### [Problem]
From the first line of the data below, copy each line up to the one containing "43, 21, 10, 15, 23, 32, 23, 9, 3, 1, 0.3]", and include that line too.
[start]
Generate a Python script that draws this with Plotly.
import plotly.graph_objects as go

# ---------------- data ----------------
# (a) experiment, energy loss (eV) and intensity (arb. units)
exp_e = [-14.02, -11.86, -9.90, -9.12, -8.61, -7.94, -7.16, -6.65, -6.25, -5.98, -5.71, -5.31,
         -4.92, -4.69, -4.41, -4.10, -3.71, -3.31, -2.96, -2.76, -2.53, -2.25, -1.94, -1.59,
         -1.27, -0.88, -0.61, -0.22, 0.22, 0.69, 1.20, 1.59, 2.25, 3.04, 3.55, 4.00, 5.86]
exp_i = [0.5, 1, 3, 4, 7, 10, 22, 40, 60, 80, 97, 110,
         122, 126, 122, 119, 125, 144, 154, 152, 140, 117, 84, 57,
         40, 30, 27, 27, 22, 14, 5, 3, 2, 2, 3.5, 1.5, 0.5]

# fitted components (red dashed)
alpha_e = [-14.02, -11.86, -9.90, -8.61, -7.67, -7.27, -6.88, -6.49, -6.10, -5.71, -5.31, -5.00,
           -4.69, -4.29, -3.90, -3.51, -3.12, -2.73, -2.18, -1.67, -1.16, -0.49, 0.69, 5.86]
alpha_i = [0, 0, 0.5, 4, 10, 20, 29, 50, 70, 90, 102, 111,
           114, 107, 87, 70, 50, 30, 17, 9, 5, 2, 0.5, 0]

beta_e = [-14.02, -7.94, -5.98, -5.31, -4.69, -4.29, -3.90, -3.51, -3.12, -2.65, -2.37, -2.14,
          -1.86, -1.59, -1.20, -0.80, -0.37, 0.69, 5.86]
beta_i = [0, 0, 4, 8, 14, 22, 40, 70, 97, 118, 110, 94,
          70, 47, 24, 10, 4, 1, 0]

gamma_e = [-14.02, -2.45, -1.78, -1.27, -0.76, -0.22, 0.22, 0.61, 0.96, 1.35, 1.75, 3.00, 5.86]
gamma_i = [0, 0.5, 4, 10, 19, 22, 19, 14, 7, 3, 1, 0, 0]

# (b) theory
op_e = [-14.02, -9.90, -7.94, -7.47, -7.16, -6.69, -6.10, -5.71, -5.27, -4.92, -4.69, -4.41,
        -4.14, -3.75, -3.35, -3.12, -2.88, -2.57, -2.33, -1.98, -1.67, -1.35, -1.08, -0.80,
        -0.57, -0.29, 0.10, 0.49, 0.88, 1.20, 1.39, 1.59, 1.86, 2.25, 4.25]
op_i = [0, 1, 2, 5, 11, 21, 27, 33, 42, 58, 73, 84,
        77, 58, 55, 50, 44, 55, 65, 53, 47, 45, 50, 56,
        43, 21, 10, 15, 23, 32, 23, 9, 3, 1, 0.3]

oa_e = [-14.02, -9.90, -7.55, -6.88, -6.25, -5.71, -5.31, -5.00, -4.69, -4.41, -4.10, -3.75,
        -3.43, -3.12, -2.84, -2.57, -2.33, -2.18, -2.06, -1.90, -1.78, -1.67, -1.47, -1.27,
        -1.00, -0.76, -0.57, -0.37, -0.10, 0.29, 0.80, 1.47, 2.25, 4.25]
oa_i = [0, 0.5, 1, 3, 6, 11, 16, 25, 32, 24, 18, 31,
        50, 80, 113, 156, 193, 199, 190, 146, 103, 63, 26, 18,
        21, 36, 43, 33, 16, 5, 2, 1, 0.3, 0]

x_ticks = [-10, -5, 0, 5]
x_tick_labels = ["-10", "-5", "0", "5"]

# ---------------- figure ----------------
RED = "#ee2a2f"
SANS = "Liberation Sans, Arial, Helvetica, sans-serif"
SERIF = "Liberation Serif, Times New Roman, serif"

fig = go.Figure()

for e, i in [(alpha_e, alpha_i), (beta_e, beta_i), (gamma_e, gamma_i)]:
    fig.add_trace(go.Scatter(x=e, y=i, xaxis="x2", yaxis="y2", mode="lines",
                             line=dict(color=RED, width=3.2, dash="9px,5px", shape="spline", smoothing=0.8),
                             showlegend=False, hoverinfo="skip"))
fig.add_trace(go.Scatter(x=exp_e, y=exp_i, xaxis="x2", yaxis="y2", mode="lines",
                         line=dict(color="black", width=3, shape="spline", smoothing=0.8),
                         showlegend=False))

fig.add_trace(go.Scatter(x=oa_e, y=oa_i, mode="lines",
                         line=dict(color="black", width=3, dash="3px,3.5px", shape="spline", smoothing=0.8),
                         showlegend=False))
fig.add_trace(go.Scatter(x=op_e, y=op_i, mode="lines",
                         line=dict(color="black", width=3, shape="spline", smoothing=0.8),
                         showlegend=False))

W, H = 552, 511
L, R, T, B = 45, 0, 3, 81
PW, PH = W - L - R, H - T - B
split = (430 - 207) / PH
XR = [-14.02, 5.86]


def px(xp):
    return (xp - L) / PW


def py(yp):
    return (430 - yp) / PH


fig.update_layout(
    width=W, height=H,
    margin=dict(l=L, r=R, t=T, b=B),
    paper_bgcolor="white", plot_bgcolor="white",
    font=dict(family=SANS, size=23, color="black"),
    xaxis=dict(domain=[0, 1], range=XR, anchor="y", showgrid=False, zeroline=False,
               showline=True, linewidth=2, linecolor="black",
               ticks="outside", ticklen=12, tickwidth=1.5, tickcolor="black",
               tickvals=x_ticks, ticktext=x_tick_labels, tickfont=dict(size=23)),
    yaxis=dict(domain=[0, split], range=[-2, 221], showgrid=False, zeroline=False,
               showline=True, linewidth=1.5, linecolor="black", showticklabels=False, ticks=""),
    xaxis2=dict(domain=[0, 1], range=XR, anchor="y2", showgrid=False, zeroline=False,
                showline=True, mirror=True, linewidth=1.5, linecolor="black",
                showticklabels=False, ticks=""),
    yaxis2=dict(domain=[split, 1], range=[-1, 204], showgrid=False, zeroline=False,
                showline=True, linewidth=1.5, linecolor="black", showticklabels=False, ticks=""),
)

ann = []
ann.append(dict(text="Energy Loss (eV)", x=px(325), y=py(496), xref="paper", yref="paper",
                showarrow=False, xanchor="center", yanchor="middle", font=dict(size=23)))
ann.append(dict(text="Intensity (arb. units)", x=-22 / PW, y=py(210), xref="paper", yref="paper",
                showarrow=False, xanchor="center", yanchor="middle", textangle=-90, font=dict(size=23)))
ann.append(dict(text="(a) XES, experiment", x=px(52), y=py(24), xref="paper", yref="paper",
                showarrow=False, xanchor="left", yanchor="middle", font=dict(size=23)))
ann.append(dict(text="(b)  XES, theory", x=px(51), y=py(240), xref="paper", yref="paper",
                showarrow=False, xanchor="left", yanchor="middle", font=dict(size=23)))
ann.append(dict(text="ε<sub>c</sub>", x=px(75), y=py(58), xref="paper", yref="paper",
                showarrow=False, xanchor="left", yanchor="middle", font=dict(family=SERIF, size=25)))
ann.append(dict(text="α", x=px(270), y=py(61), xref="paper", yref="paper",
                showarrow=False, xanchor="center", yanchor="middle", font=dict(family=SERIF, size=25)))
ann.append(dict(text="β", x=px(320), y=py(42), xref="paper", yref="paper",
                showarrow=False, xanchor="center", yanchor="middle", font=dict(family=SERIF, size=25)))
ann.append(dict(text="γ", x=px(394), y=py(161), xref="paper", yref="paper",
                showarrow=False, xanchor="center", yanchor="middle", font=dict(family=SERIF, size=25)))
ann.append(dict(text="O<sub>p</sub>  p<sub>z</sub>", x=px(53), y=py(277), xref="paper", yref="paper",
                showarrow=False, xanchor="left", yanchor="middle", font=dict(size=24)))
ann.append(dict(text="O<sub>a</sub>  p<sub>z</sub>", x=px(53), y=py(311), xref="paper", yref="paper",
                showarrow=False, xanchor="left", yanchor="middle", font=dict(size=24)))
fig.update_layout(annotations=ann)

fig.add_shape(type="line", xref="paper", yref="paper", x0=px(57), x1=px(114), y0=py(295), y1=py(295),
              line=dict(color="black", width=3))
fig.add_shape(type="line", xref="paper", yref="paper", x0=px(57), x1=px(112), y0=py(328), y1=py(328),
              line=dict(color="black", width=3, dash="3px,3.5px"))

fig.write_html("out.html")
[end]
### [Complete answer]
Generate a Python script that draws this with Plotly.
import plotly.graph_objects as go

# ---------------- data ----------------
# (a) experiment, energy loss (eV) and intensity (arb. units)
exp_e = [-14.02, -11.86, -9.90, -9.12, -8.61, -7.94, -7.16, -6.65, -6.25, -5.98, -5.71, -5.31,
         -4.92, -4.69, -4.41, -4.10, -3.71, -3.31, -2.96, -2.76, -2.53, -2.25, -1.94, -1.59,
         -1.27, -0.88, -0.61, -0.22, 0.22, 0.69, 1.20, 1.59, 2.25, 3.04, 3.55, 4.00, 5.86]
exp_i = [0.5, 1, 3, 4, 7, 10, 22, 40, 60, 80, 97, 110,
         122, 126, 122, 119, 125, 144, 154, 152, 140, 117, 84, 57,
         40, 30, 27, 27, 22, 14, 5, 3, 2, 2, 3.5, 1.5, 0.5]

# fitted components (red dashed)
alpha_e = [-14.02, -11.86, -9.90, -8.61, -7.67, -7.27, -6.88, -6.49, -6.10, -5.71, -5.31, -5.00,
           -4.69, -4.29, -3.90, -3.51, -3.12, -2.73, -2.18, -1.67, -1.16, -0.49, 0.69, 5.86]
alpha_i = [0, 0, 0.5, 4, 10, 20, 29, 50, 70, 90, 102, 111,
           114, 107, 87, 70, 50, 30, 17, 9, 5, 2, 0.5, 0]

beta_e = [-14.02, -7.94, -5.98, -5.31, -4.69, -4.29, -3.90, -3.51, -3.12, -2.65, -2.37, -2.14,
          -1.86, -1.59, -1.20, -0.80, -0.37, 0.69, 5.86]
beta_i = [0, 0, 4, 8, 14, 22, 40, 70, 97, 118, 110, 94,
          70, 47, 24, 10, 4, 1, 0]

gamma_e = [-14.02, -2.45, -1.78, -1.27, -0.76, -0.22, 0.22, 0.61, 0.96, 1.35, 1.75, 3.00, 5.86]
gamma_i = [0, 0.5, 4, 10, 19, 22, 19, 14, 7, 3, 1, 0, 0]

# (b) theory
op_e = [-14.02, -9.90, -7.94, -7.47, -7.16, -6.69, -6.10, -5.71, -5.27, -4.92, -4.69, -4.41,
        -4.14, -3.75, -3.35, -3.12, -2.88, -2.57, -2.33, -1.98, -1.67, -1.35, -1.08, -0.80,
        -0.57, -0.29, 0.10, 0.49, 0.88, 1.20, 1.39, 1.59, 1.86, 2.25, 4.25]
op_i = [0, 1, 2, 5, 11, 21, 27, 33, 42, 58, 73, 84,
        77, 58, 55, 50, 44, 55, 65, 53, 47, 45, 50, 56,
        43, 21, 10, 15, 23, 32, 23, 9, 3, 1, 0.3]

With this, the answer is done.